We deliberated. We stayed up at night, deliberating. We came up with a list of requirements for the name. Ideally, it would be: 

-Personally meaningful (we wanted the name to feel special when we said it)

-Jewish in origin but not SO Jewish-sounding that it was confusing to non-Jews or made our daughter sound like her father studies Talmud all day long rather than being the adorably goyish secular intellectual he is

-Easy to spell and pronounce

-Not too girly or playful (in case she wanted to be a judge or something else very serious one day)

Bonus:

-Short instead of long

-Ending in a consonant instead of a vowel (so many girls’ names end with an ‘a’ that I found myself avoiding that pattern)

-Great nickname included

-No mean puns that spring instantly to mind upon hearing it 

We decided to each compose a list of our top five to ten names and then exchange them and see if any overlapped. At the end of the day we emailed each other the names. That night we shared the winners. There was only one that we’d both chosen. It surprised both of us. 

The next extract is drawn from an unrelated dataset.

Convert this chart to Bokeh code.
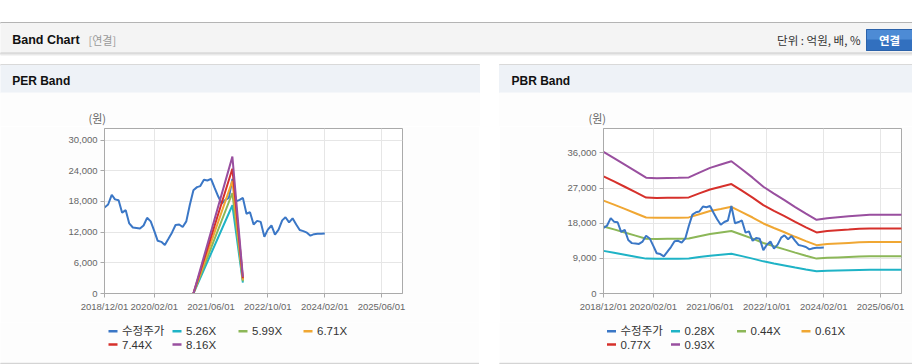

It was a little edgier than we’d imagined. It was a little less obviously Jewish-sounding than I’d thought. It was a little more biblical than I’d initially hoped, but in a funky, creative way that didn’t feel hyper-religious or heavy with the weight of a character’s well-known history. It was technically unisex, but sounded feminine to both of us. But most of all, when I said it aloud, I felt shivery with excitement. 

It sounded like open space and the luxurious green of untouched nature (a beautiful, yearning image for city dwellers like us). It sounded like something everyone is searching for. It sounded like it belonged to a girl or a woman who could take on the world. It sounded like a name my eight-year-old self would’ve been jealous of. 

“Eden,” said my husband, trying it out. “Hi, Eden,” he said to my belly. He looked thoughtful. He smiled. 

In the story, Eden is the place where everything began. Having a baby felt radical to me, risky, sudden. It felt like a willingness to interrupt the life I’d chosen for myself and the career I’d fought hard to pursue. It felt like opening myself up to something simultaneously totally normal and completely wild, extreme. Creating a life felt like the beginning of a whole new life for me. 

Eden is my beginning, the place where I made myself vulnerable and new. And she holds the potential for everything within her. 

And also, she has a really cute, clunky nickname: Edie! 

Just in case all of that meaning gets to be a bit much. 

(Although so far, at six months, we mostly just call her “Bean,” for reasons I can’t remember.)